Structure of the Annual-Mean Equatorial Planetary Waves in the ERA-40 Reanalyses

Abstract

The three-dimensional structure of the annual-mean equatorial planetary waves in the 40-yr ECMWF Re-Analysis (ERA-40) is documented. The features in the free atmosphere are predominantly equatorially symmetric, driven by east–west heating gradients. The geopotential height and wind perturbations are strongest at or just below the 150-hPa level. Below the level of maximum amplitude, the circulations in the waves are thermally direct with latent heat release in deep convective clouds and radiative cooling in the intervening cloud-free regions. Within the overlying capping layer, the wave-related circulations are thermally indirect, with rising of the coldest air and sinking of air that is less cold. At the cold point, just above the 100-hPa (17 km) level, the ERA-40 annual-mean vertical velocity in the equatorial belt ranges up to 3 mm s−1 over the equatorial western Pacific during the boreal winter, implying diabatic heating rates of up to 3°C day−1, an order of magnitude larger than typical clear-sky values.

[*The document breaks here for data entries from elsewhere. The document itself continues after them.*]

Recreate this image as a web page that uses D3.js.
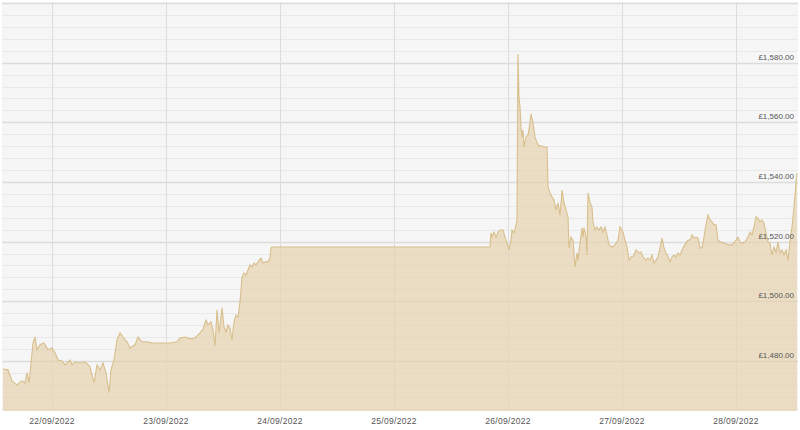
<!DOCTYPE html>
<html>
<head>
<meta charset="utf-8">
<script src="https://cdn.jsdelivr.net/npm/d3@7"></script>
<style>
  html, body { margin: 0; padding: 0; background: #fff; }
  svg { display: block; font-family: "Liberation Sans", Arial, sans-serif; }
</style>
</head>
<body>
<div id="chart"></div>
<script>
// gold price, GBP, hours counted from 21/09/2022 00:00
var startDate = new Date(2022, 8, 21);

var hours = [
    13.68, 14.74, 15.58, 16.63, 17.26, 17.68, 18.32, 18.74, 19.16, 19.58,
    20.00, 20.42, 20.84, 21.47, 22.32, 23.16, 24.00, 24.63, 25.26, 26.11,
    26.74, 27.79, 28.21, 28.84, 29.89, 30.95, 32.00, 32.84, 33.47, 34.11,
    34.74, 35.37, 36.00, 36.42, 37.05, 37.68, 38.32, 38.95, 39.79, 40.42,
    41.47, 42.11, 42.95, 44.00, 45.05, 46.74, 48.84, 50.32, 50.95, 52.00,
    53.05, 54.11, 55.16, 55.79, 56.42, 56.84, 57.47, 57.89, 58.32, 58.74,
    59.16, 59.79, 60.21, 60.63, 61.05, 61.47, 61.89, 62.32, 62.74, 63.16,
    63.58, 64.00, 64.42, 64.84, 65.26, 65.68, 66.11, 66.53, 66.95, 67.37,
    68.00, 68.42, 68.84, 69.47, 69.89, 70.10, 70.31, 116.20, 116.42, 116.63,
    117.05, 117.47, 117.89, 118.32, 118.95, 119.37, 119.79, 120.21, 120.63, 120.84,
    121.26, 121.47, 121.89, 122.10, 122.31, 122.53, 122.74, 122.95, 123.16, 123.37,
    123.79, 124.21, 124.63, 124.84, 125.26, 125.68, 126.11, 126.53, 126.95, 127.58,
    128.21, 128.42, 128.84, 129.26, 129.68, 130.11, 130.53, 130.95, 131.37, 131.79,
    132.21, 132.63, 132.84, 133.26, 133.68, 134.11, 134.53, 134.74, 135.16, 135.58,
    135.79, 136.00, 136.42, 136.63, 136.84, 137.26, 137.68, 137.89, 138.32, 138.74,
    139.16, 139.58, 140.00, 140.42, 140.84, 141.26, 141.89, 142.53, 143.16, 143.58,
    144.21, 144.63, 145.05, 145.47, 145.89, 146.32, 146.95, 147.58, 148.00, 148.42,
    149.05, 149.47, 149.89, 150.32, 150.74, 151.16, 151.58, 152.00, 152.42, 152.84,
    153.26, 153.68, 154.11, 154.53, 154.95, 155.37, 155.79, 156.21, 156.84, 157.47,
    157.89, 158.32, 158.74, 159.16, 159.58, 160.00, 160.42, 160.84, 161.26, 161.68,
    162.11, 162.53, 162.95, 163.37, 163.79, 164.21, 164.63, 165.47, 166.32, 167.16,
    168.00, 168.42, 168.84, 169.26, 169.89, 170.53, 170.95, 171.37, 171.79, 172.21,
    172.63, 173.05, 173.47, 173.89, 174.32, 174.74, 175.16, 175.58, 176.00, 176.42,
    176.84, 177.26, 177.68, 178.11, 178.53, 178.95, 179.37, 179.79, 180.21, 180.63,
    180.84
];

var prices = [
    1477.3, 1477.0, 1473.3, 1471.9, 1472.9, 1473.3, 1472.6, 1476.0, 1472.6, 1479.3,
    1486.0, 1488.0, 1483.7, 1485.4, 1486.0, 1483.7, 1484.3, 1482.7, 1480.3, 1480.0,
    1478.6, 1480.3, 1478.6, 1479.7, 1479.3, 1479.7, 1478.0, 1472.6, 1478.6, 1477.0,
    1479.3, 1476.0, 1469.3, 1477.0, 1480.3, 1487.0, 1489.4, 1488.0, 1486.4, 1484.3,
    1485.4, 1488.0, 1486.4, 1486.4, 1486.0, 1486.0, 1486.0, 1486.4, 1487.7, 1488.0,
    1487.4, 1487.7, 1489.4, 1490.7, 1493.7, 1492.1, 1493.1, 1490.4, 1485.0, 1497.1,
    1489.4, 1497.8, 1491.4, 1489.7, 1492.1, 1491.0, 1487.0, 1493.1, 1495.4, 1494.7,
    1499.8, 1508.1, 1509.5, 1508.8, 1510.5, 1512.2, 1511.5, 1512.8, 1512.2, 1513.2,
    1514.5, 1512.8, 1513.2, 1513.2, 1514.5, 1517.9, 1518.2, 1518.2, 1522.9, 1521.5,
    1523.2, 1521.5, 1523.2, 1523.9, 1523.9, 1521.5, 1519.5, 1517.2, 1520.5, 1523.9,
    1522.9, 1523.9, 1527.3, 1582.9, 1568.2, 1565.1, 1558.4, 1555.1, 1557.4, 1551.7,
    1555.1, 1555.7, 1559.8, 1562.8, 1559.8, 1555.1, 1553.1, 1552.1, 1552.1, 1551.7,
    1551.7, 1538.3, 1536.3, 1535.0, 1534.0, 1530.6, 1533.0, 1528.9, 1537.3, 1533.0,
    1530.6, 1528.3, 1517.9, 1521.5, 1520.5, 1511.5, 1516.2, 1513.8, 1519.5, 1524.6,
    1521.5, 1524.6, 1521.5, 1515.5, 1536.3, 1533.0, 1531.6, 1526.6, 1523.9, 1524.9,
    1523.9, 1524.9, 1523.2, 1524.9, 1522.2, 1518.9, 1518.2, 1518.9, 1520.5, 1524.9,
    1523.2, 1520.5, 1518.2, 1513.8, 1514.9, 1514.9, 1517.2, 1516.2, 1516.5, 1514.9,
    1513.8, 1514.5, 1513.8, 1515.5, 1512.8, 1513.8, 1514.9, 1517.9, 1521.2, 1517.9,
    1516.2, 1514.9, 1513.2, 1514.9, 1515.5, 1514.9, 1516.2, 1515.5, 1517.9, 1519.5,
    1520.5, 1520.5, 1522.2, 1521.2, 1521.5, 1521.2, 1517.9, 1517.9, 1521.5, 1525.6,
    1528.9, 1527.3, 1526.6, 1525.6, 1525.6, 1520.5, 1519.9, 1519.5, 1518.9, 1518.9,
    1520.5, 1521.5, 1519.9, 1519.5, 1519.9, 1521.5, 1523.2, 1522.2, 1524.9, 1528.3,
    1527.9, 1526.6, 1527.3, 1526.2, 1522.9, 1519.9, 1519.5, 1515.5, 1518.2, 1516.5,
    1519.9, 1516.2, 1517.2, 1515.5, 1517.2, 1513.8, 1519.9, 1524.9, 1531.6, 1539.7,
    1543.0
];

// axis labels
var dayTicks = ["2022-09-22", "2022-09-23", "2022-09-24", "2022-09-25", "2022-09-26", "2022-09-27", "2022-09-28"];
var priceTicks = [1480, 1500, 1520, 1540, 1560, 1580];
var priceMin = 1463.2, priceMax = 1600, minorStep = 4;

var width = 800, height = 430;
var plot = {left: 3, right: 797, top: 3, bottom: 411};

var data = hours.map(function(h, i) {
    return {date: new Date(startDate.getTime() + h * 3600 * 1000), price: prices[i]};
});

var x = d3.scaleTime()
    .domain(d3.extent(data, function(d) { return d.date; }))
    .range([plot.left, plot.right]);

var y = d3.scaleLinear()
    .domain([priceMin, priceMax])
    .range([plot.bottom, plot.top]);

var svg = d3.select("#chart").append("svg")
    .attr("width", width)
    .attr("height", height);

// plot background
svg.append("rect")
    .attr("x", 2).attr("y", 2)
    .attr("width", 796).attr("height", plot.bottom - 2)
    .attr("fill", "#f6f6f6");

// horizontal grid, minor every 4, major every 20
var minor = d3.range(1464, priceMax + 0.1, minorStep);
svg.append("g").selectAll("line")
    .data(minor)
    .enter().append("line")
    .attr("x1", 2).attr("x2", 798)
    .attr("y1", function(d) { return Math.round(y(d)) + 0.5; })
    .attr("y2", function(d) { return Math.round(y(d)) + 0.5; })
    .attr("stroke", function(d) { return d % 20 === 0 ? "#dcdcdc" : "#e9e9e9"; })
    .attr("stroke-width", function(d) { return d % 20 === 0 ? 1.3 : 1; });

var parseDay = d3.timeParse("%Y-%m-%d");
var days = dayTicks.map(parseDay);

svg.append("g").selectAll("line")
    .data(days)
    .enter().append("line")
    .attr("x1", function(d) { return Math.round(x(d)) + 0.5; })
    .attr("x2", function(d) { return Math.round(x(d)) + 0.5; })
    .attr("y1", 2).attr("y2", plot.bottom)
    .attr("stroke", "#dddddd");

// price area
var area = d3.area()
    .x(function(d) { return x(d.date); })
    .y0(plot.bottom)
    .y1(function(d) { return y(d.price); });

var line = d3.line()
    .x(function(d) { return x(d.date); })
    .y(function(d) { return y(d.price); });

svg.append("path")
    .datum(data)
    .attr("d", area)
    .attr("fill", "#e6d3b0")
    .attr("fill-opacity", 0.72);

svg.append("path")
    .datum(data)
    .attr("d", line)
    .attr("fill", "none")
    .attr("stroke", "#d8bf8c")
    .attr("stroke-width", 1.1);

// labels
var fmtPrice = function(v) { return "£" + d3.format(",.2f")(v); };
var fmtDay = d3.timeFormat("%d/%m/%Y");

svg.append("g").selectAll("text")
    .data(priceTicks)
    .enter().append("text")
    .attr("x", 794)
    .attr("y", function(d) { return y(d) - 3; })
    .attr("text-anchor", "end")
    .attr("font-size", "8px")
    .attr("fill", "#555")
    .text(fmtPrice);

svg.append("g").selectAll("text")
    .data(days)
    .enter().append("text")
    .attr("x", function(d) { return x(d); })
    .attr("y", 424)
    .attr("text-anchor", "middle")
    .attr("font-size", "8.5px")
    .attr("letter-spacing", "0.3px")
    .attr("fill", "#555")
    .text(fmtDay);
</script>
</body>
</html>
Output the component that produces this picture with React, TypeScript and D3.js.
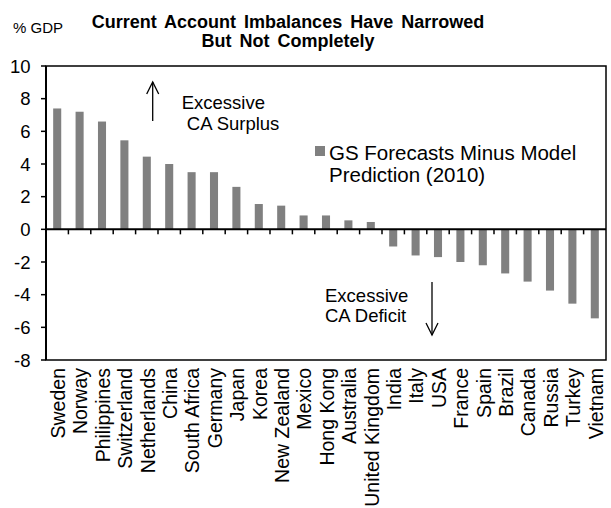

Strong heating is consistent with evidence of widespread thin and subvisible cirrus cloud layers over this region. It is hypothesized that the air mass as a whole is rising (as opposed to just the air in the updrafts of convective clouds) and that this plume of ascending air spreads out horizontally at or just above the cold point, ventilating and lifting the entire lower stratosphere. El Niño years are characterized by anomalously weak equatorial planetary waves in the Indo-Pacific sector and slightly enhanced waves over the Atlantic sector and cold years of the El Niño–Southern Oscillation (ENSO) cycle by the opposite conditions. Equatorial Pacific sea surface temperature is as well correlated with the strength of the equatorial planetary waves in the upper troposphere over the Indo-Pacific sector as it is with the conventional Southern Oscillation index based on sea level pressure.